The cross-sectional points close to the attachment for the forward aka of the ama can be fractured.
In 2012 the Sodeb’O design opted to use the main hull’s larger cross section as the longer hull. The reduction in length of the amas means their cross section can better cope with imposed loads.
Even smaller tri-hulls are potentially compromised by the design and construction of composite, moulded akas.
Not Good On Unsettled Water Or Open Water
When on unsettled water, the boat takes something of a pounding from the waves. Running the boat ‘bow high’ can help.
Deck Gets Wet
Tri-hulls are not v-hulled, which means they aren’t good at cutting waves. When the tri-hull encounters a large wave the wave slams against the amas or outer hulls, on both sides of the boat, causing a lot of spray.

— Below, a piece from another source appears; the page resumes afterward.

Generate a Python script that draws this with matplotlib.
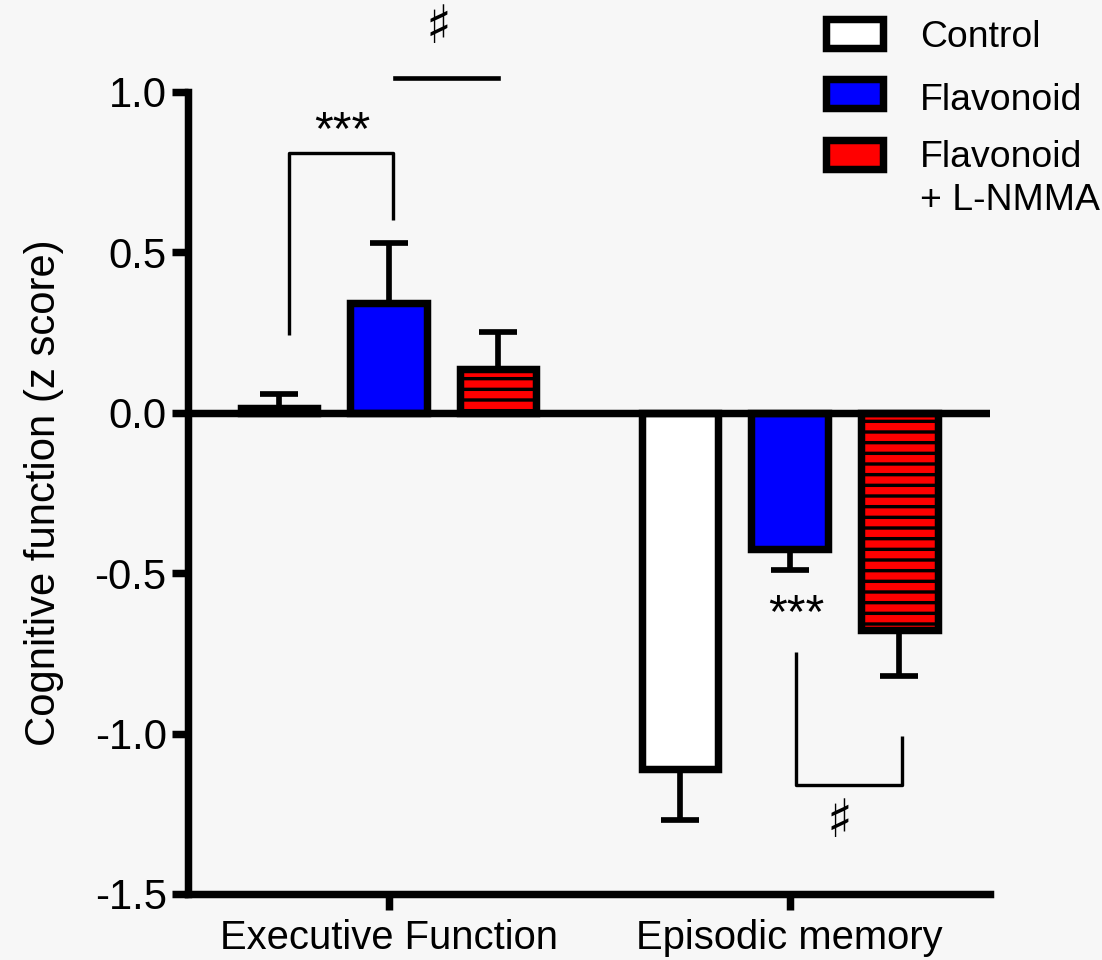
import numpy as np
import matplotlib.pyplot as plt
from matplotlib.patches import Rectangle

plt.rcParams['font.family'] = ['Liberation Sans', 'DejaVu Sans']
plt.rcParams['hatch.linewidth'] = 1.9
plt.rcParams['hatch.color'] = 'black'

# 群ごとの平均値と誤差 (z score)
groups = ["Executive Function", "Episodic memory"]
labels = ["Control", "Flavonoid", "Flavonoid\n+ L-NMMA"]
control = [0.015, -1.11]
control_err = [0.045, 0.158]
flavonoid = [0.343, -0.424]
flavonoid_err = [0.187, 0.066]
lnmma = [0.137, -0.676]
lnmma_err = [0.115, 0.146]

colors = ["white", "#0000ff", "#ff0000"]
hatches = [None, None, "--"]
bg = "#f7f7f7"

dpi = 128
fig = plt.figure(figsize=(1102 / dpi, 960 / dpi), dpi=dpi, facecolor=bg)
ax = fig.add_axes([0.1706, 0.0688, 0.7278, 0.8354])
ax.set_facecolor(bg)

x = np.arange(len(groups))
width = 0.19
step = 0.274
lw = 4.2

series = [(control, control_err), (flavonoid, flavonoid_err), (lnmma, lnmma_err)]
for i, (vals, errs) in enumerate(series):
    pos = x + (i - 1) * step
    ax.bar(pos, vals, width, color=colors[i], edgecolor="black", linewidth=lw,
           hatch=hatches[i], zorder=3)
    # 誤差棒は0から離れる方向だけ描く
    lower = [e if v < 0 else 0 for v, e in zip(vals, errs)]
    upper = [e if v >= 0 else 0 for v, e in zip(vals, errs)]
    eb = ax.errorbar(pos, vals, yerr=[lower, upper], fmt="none", ecolor="black",
                     elinewidth=3.2, capsize=10.5, capthick=3.2, zorder=2)
    for cap in eb[1]:
        cap.set_solid_capstyle("round")

ax.axhline(0, color="black", linewidth=lw, zorder=4)

ax.set_xlim(-0.5, 1.5)
ax.set_ylim(-1.5, 1.0)
ax.set_yticks([1.0, 0.5, 0.0, -0.5, -1.0, -1.5])
ax.set_yticklabels(["1.0", "0.5", "0.0", "-0.5", "-1.0", "-1.5"])
ax.set_xticks(x)
ax.set_xticklabels(groups)
ax.tick_params(axis="both", width=lw, length=9, color="black")
ax.tick_params(axis="y", labelsize=23.5, pad=3)
ax.tick_params(axis="x", labelsize=22.5, pad=5)
for side in ["top", "right"]:
    ax.spines[side].set_visible(False)
for side in ["left", "bottom"]:
    ax.spines[side].set_linewidth(lw)

ax.set_ylabel("Cognitive function (z score)", fontsize=23.5, labelpad=17)

# 有意差の表示
bk = dict(color="black", linewidth=1.9, solid_capstyle="butt", clip_on=False)
sharp = dict(ha="center", va="center", fontsize=30, family=["DejaVu Sans"])
ax.plot([-0.249, -0.249, 0.012, 0.012], [0.243, 0.81, 0.81, 0.601], **bk)
ax.text(-0.114, 0.877, "***", ha="center", va="center", fontsize=27)
ax.plot([0.015, 0.274], [1.044, 1.044], color="black", linewidth=2.6, clip_on=False)
ax.text(0.124, 1.2, "\u266f", **sharp)

ax.plot([1.017, 1.017, 1.281, 1.281], [-0.745, -1.159, -1.159, -1.009], **bk)
ax.text(1.017, -0.629, "***", ha="center", va="center", fontsize=27)
ax.text(1.124, -1.277, "\u266f", **sharp)

# 凡例 (手描き)
box_y = [0.9505, 0.8875, 0.824]
text_y = [0.951, 0.8854, 0.826]
for c, by, ty, lab in zip(colors, box_y, text_y, labels):
    fig.add_artist(Rectangle((0.7495, by), 0.0517, 0.0302, transform=fig.transFigure,
                             facecolor=c, edgecolor="black", linewidth=lw))
    lines = lab.split("\n")
    fig.text(0.8348, ty, lines[0], fontsize=21, va="baseline", ha="left")
    if len(lines) > 1:
        fig.text(0.8348, ty - 0.045, lines[1], fontsize=21, va="baseline", ha="left")

plt.savefig("out.png", dpi=dpi, facecolor=fig.get_facecolor())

When sailing on the upwind side, you will get wet each time the hull hits the water.
Tri-hull boats have been modified over the years to embrace multifunctionality, but, in the process, they’ve lost the original tri-hull design. Instead of rigid amas, more modern tri-hull designs have made the outer hulls, or amas, foldable to convert the tri-hulls into a V-shaped hull, better able to handle the waves. The modification has helped but the original tri-hull design has been lost.
Many boat buyers want a boat that copes well with varied water types and the tri-hull is not great for open water or any water that’s unsettled.
The large cross-decks and extra hulls require extra materials in production, which can increase the price. Despite this, tri-hulls tend to be cheaper than many other boat types.
However, if you have a tri-hull and want to use it on choppy waters you may have to invest in a larger motor. Modified tri-hulls with foldable amas and a massive center hull cost more.
Tri-hull boats are beautiful and provide a stable, spacious experience for those spending time on tranquil waters. However, issues with the design have arisen largely due to unceasing modifications aimed at resolving issues with choppy water.
Unfortunately, the modifications may help solve some issues but they open up others at the same time.
Tri-hull boats are still manufactured by a number of brands but their popularity has definitely waned. The tri-hull design is found in limited sailboat models nowadays.
Another very pertinent reason for the waning interest in tri-hull boats since the 1980s is increasing interest in v-hull boats and deck boats. There have been great advances from the 1980s that have ensured that v-hull and deck boats are increasingly desirable for all water types and boat users.
An offshoot of this has been a decline in demand for tri-hulls. The rise in popularity of pontoon boats is also influential. There is potential for tri-hulls to come back if a hybrid model, that’s recently been designed, takes off.
This hybrid model uses wave momentum as the source to power the tri-hull.